EXERCISE: Your task is to transcribe all of the data below exactly, omitting the images.

DATASET EXCERPT:
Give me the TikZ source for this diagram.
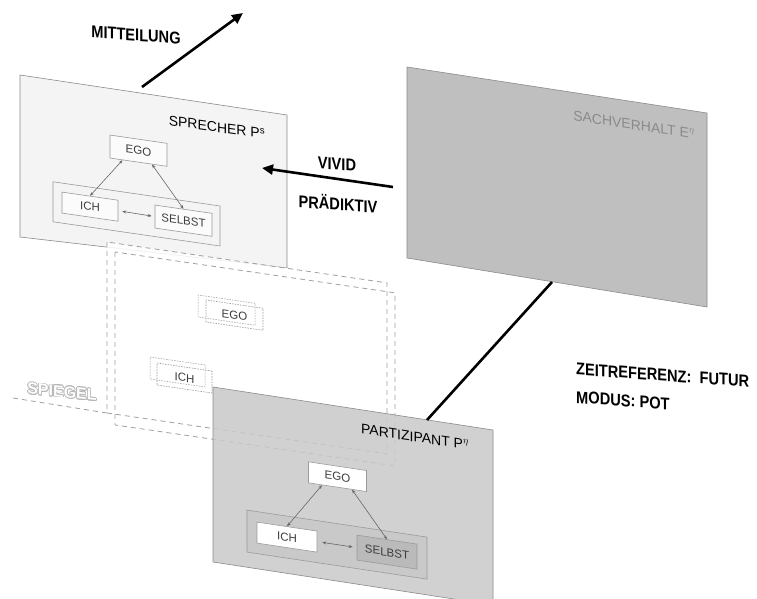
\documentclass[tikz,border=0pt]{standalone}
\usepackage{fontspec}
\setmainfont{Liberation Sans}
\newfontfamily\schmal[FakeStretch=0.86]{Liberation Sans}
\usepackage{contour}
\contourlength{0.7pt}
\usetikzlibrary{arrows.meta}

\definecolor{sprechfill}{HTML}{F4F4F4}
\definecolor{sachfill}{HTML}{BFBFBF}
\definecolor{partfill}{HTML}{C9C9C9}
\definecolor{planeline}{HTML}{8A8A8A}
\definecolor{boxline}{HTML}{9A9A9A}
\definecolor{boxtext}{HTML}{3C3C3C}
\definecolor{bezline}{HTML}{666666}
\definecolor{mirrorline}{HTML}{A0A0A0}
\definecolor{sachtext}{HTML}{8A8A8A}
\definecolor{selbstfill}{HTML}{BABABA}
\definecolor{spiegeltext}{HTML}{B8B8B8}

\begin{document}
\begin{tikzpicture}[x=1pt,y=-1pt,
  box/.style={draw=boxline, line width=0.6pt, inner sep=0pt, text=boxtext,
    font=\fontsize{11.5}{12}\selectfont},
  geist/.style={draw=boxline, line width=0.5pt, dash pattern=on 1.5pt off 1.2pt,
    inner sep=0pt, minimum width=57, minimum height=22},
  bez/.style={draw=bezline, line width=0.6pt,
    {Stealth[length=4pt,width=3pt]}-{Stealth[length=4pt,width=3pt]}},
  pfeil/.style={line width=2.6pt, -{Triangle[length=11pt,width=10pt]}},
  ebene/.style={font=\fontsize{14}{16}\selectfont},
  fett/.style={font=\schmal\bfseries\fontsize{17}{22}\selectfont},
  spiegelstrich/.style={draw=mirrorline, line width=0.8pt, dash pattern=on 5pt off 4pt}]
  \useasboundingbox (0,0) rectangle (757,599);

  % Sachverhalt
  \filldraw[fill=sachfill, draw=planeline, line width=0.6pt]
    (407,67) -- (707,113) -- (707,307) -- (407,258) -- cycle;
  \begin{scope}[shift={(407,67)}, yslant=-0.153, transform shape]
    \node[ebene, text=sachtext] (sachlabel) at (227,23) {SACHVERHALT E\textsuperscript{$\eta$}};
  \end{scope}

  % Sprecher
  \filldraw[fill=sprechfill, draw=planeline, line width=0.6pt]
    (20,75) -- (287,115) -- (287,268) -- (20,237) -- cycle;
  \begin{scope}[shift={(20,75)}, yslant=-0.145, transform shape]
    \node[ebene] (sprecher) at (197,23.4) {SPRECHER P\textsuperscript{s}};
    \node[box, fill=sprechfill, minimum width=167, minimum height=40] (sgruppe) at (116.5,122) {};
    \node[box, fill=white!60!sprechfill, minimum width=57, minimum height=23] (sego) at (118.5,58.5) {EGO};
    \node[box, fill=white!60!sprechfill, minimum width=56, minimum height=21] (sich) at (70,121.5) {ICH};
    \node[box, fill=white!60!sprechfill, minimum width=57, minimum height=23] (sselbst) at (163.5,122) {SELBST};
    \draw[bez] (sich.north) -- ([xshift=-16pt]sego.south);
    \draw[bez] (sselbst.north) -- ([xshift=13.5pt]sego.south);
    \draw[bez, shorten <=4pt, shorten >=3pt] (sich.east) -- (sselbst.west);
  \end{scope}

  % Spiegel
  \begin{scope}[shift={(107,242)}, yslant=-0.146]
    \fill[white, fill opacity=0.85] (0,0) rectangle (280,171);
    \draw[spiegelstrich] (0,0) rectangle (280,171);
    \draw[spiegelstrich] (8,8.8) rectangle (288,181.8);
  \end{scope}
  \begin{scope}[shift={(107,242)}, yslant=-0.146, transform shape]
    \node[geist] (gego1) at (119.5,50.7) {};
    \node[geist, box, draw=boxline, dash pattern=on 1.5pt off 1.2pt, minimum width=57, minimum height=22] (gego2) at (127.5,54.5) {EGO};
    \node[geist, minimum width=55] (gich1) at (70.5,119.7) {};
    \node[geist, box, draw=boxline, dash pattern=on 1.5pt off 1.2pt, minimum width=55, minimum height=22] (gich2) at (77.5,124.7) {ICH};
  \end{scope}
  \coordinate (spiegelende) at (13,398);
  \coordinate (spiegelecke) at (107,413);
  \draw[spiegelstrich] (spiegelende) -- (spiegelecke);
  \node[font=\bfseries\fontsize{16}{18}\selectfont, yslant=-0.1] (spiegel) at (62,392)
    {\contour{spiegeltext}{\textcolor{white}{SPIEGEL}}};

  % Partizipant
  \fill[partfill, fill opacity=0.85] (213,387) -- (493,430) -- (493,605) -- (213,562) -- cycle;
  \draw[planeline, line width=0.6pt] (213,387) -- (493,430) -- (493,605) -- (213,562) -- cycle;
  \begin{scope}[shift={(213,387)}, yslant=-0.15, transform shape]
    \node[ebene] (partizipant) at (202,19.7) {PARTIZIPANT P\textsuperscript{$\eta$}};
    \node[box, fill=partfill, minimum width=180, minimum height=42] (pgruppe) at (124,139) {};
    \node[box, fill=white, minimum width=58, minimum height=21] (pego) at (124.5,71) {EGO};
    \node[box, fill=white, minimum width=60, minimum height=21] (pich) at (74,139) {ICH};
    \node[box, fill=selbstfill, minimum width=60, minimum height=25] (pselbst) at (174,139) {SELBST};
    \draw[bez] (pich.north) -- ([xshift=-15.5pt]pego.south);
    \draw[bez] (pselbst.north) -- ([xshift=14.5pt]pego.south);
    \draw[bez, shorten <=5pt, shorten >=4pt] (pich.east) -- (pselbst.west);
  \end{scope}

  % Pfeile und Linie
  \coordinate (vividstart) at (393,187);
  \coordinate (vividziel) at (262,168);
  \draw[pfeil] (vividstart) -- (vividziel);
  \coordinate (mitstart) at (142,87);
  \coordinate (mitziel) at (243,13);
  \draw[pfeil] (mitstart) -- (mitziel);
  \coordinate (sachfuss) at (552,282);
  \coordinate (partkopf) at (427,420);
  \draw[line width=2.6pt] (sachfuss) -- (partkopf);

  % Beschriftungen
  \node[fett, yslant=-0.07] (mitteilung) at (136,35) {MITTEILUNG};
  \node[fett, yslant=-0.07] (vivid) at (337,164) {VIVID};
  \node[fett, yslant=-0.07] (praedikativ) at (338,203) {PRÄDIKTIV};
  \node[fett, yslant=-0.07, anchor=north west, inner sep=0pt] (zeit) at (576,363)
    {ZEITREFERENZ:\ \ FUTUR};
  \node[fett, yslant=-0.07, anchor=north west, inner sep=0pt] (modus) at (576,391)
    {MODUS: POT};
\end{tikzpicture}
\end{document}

FULL OUTPUT:
Give me the TikZ source for this diagram.
\documentclass[tikz,border=0pt]{standalone}
\usepackage{fontspec}
\setmainfont{Liberation Sans}
\newfontfamily\schmal[FakeStretch=0.86]{Liberation Sans}
\usepackage{contour}
\contourlength{0.7pt}
\usetikzlibrary{arrows.meta}

\definecolor{sprechfill}{HTML}{F4F4F4}
\definecolor{sachfill}{HTML}{BFBFBF}
\definecolor{partfill}{HTML}{C9C9C9}
\definecolor{planeline}{HTML}{8A8A8A}
\definecolor{boxline}{HTML}{9A9A9A}
\definecolor{boxtext}{HTML}{3C3C3C}
\definecolor{bezline}{HTML}{666666}
\definecolor{mirrorline}{HTML}{A0A0A0}
\definecolor{sachtext}{HTML}{8A8A8A}
\definecolor{selbstfill}{HTML}{BABABA}
\definecolor{spiegeltext}{HTML}{B8B8B8}

\begin{document}
\begin{tikzpicture}[x=1pt,y=-1pt,
  box/.style={draw=boxline, line width=0.6pt, inner sep=0pt, text=boxtext,
    font=\fontsize{11.5}{12}\selectfont},
  geist/.style={draw=boxline, line width=0.5pt, dash pattern=on 1.5pt off 1.2pt,
    inner sep=0pt, minimum width=57, minimum height=22},
  bez/.style={draw=bezline, line width=0.6pt,
    {Stealth[length=4pt,width=3pt]}-{Stealth[length=4pt,width=3pt]}},
  pfeil/.style={line width=2.6pt, -{Triangle[length=11pt,width=10pt]}},
  ebene/.style={font=\fontsize{14}{16}\selectfont},
  fett/.style={font=\schmal\bfseries\fontsize{17}{22}\selectfont},
  spiegelstrich/.style={draw=mirrorline, line width=0.8pt, dash pattern=on 5pt off 4pt}]
  \useasboundingbox (0,0) rectangle (757,599);

  % Sachverhalt
  \filldraw[fill=sachfill, draw=planeline, line width=0.6pt]
    (407,67) -- (707,113) -- (707,307) -- (407,258) -- cycle;
  \begin{scope}[shift={(407,67)}, yslant=-0.153, transform shape]
    \node[ebene, text=sachtext] (sachlabel) at (227,23) {SACHVERHALT E\textsuperscript{$\eta$}};
  \end{scope}

  % Sprecher
  \filldraw[fill=sprechfill, draw=planeline, line width=0.6pt]
    (20,75) -- (287,115) -- (287,268) -- (20,237) -- cycle;
  \begin{scope}[shift={(20,75)}, yslant=-0.145, transform shape]
    \node[ebene] (sprecher) at (197,23.4) {SPRECHER P\textsuperscript{s}};
    \node[box, fill=sprechfill, minimum width=167, minimum height=40] (sgruppe) at (116.5,122) {};
    \node[box, fill=white!60!sprechfill, minimum width=57, minimum height=23] (sego) at (118.5,58.5) {EGO};
    \node[box, fill=white!60!sprechfill, minimum width=56, minimum height=21] (sich) at (70,121.5) {ICH};
    \node[box, fill=white!60!sprechfill, minimum width=57, minimum height=23] (sselbst) at (163.5,122) {SELBST};
    \draw[bez] (sich.north) -- ([xshift=-16pt]sego.south);
    \draw[bez] (sselbst.north) -- ([xshift=13.5pt]sego.south);
    \draw[bez, shorten <=4pt, shorten >=3pt] (sich.east) -- (sselbst.west);
  \end{scope}

  % Spiegel
  \begin{scope}[shift={(107,242)}, yslant=-0.146]
    \fill[white, fill opacity=0.85] (0,0) rectangle (280,171);
    \draw[spiegelstrich] (0,0) rectangle (280,171);
    \draw[spiegelstrich] (8,8.8) rectangle (288,181.8);
  \end{scope}
  \begin{scope}[shift={(107,242)}, yslant=-0.146, transform shape]
    \node[geist] (gego1) at (119.5,50.7) {};
    \node[geist, box, draw=boxline, dash pattern=on 1.5pt off 1.2pt, minimum width=57, minimum height=22] (gego2) at (127.5,54.5) {EGO};
    \node[geist, minimum width=55] (gich1) at (70.5,119.7) {};
    \node[geist, box, draw=boxline, dash pattern=on 1.5pt off 1.2pt, minimum width=55, minimum height=22] (gich2) at (77.5,124.7) {ICH};
  \end{scope}
  \coordinate (spiegelende) at (13,398);
  \coordinate (spiegelecke) at (107,413);
  \draw[spiegelstrich] (spiegelende) -- (spiegelecke);
  \node[font=\bfseries\fontsize{16}{18}\selectfont, yslant=-0.1] (spiegel) at (62,392)
    {\contour{spiegeltext}{\textcolor{white}{SPIEGEL}}};

  % Partizipant
  \fill[partfill, fill opacity=0.85] (213,387) -- (493,430) -- (493,605) -- (213,562) -- cycle;
  \draw[planeline, line width=0.6pt] (213,387) -- (493,430) -- (493,605) -- (213,562) -- cycle;
  \begin{scope}[shift={(213,387)}, yslant=-0.15, transform shape]
    \node[ebene] (partizipant) at (202,19.7) {PARTIZIPANT P\textsuperscript{$\eta$}};
    \node[box, fill=partfill, minimum width=180, minimum height=42] (pgruppe) at (124,139) {};
    \node[box, fill=white, minimum width=58, minimum height=21] (pego) at (124.5,71) {EGO};
    \node[box, fill=white, minimum width=60, minimum height=21] (pich) at (74,139) {ICH};
    \node[box, fill=selbstfill, minimum width=60, minimum height=25] (pselbst) at (174,139) {SELBST};
    \draw[bez] (pich.north) -- ([xshift=-15.5pt]pego.south);
    \draw[bez] (pselbst.north) -- ([xshift=14.5pt]pego.south);
    \draw[bez, shorten <=5pt, shorten >=4pt] (pich.east) -- (pselbst.west);
  \end{scope}

  % Pfeile und Linie
  \coordinate (vividstart) at (393,187);
  \coordinate (vividziel) at (262,168);
  \draw[pfeil] (vividstart) -- (vividziel);
  \coordinate (mitstart) at (142,87);
  \coordinate (mitziel) at (243,13);
  \draw[pfeil] (mitstart) -- (mitziel);
  \coordinate (sachfuss) at (552,282);
  \coordinate (partkopf) at (427,420);
  \draw[line width=2.6pt] (sachfuss) -- (partkopf);

  % Beschriftungen
  \node[fett, yslant=-0.07] (mitteilung) at (136,35) {MITTEILUNG};
  \node[fett, yslant=-0.07] (vivid) at (337,164) {VIVID};
  \node[fett, yslant=-0.07] (praedikativ) at (338,203) {PRÄDIKTIV};
  \node[fett, yslant=-0.07, anchor=north west, inner sep=0pt] (zeit) at (576,363)
    {ZEITREFERENZ:\ \ FUTUR};
  \node[fett, yslant=-0.07, anchor=north west, inner sep=0pt] (modus) at (576,391)
    {MODUS: POT};
\end{tikzpicture}
\end{document}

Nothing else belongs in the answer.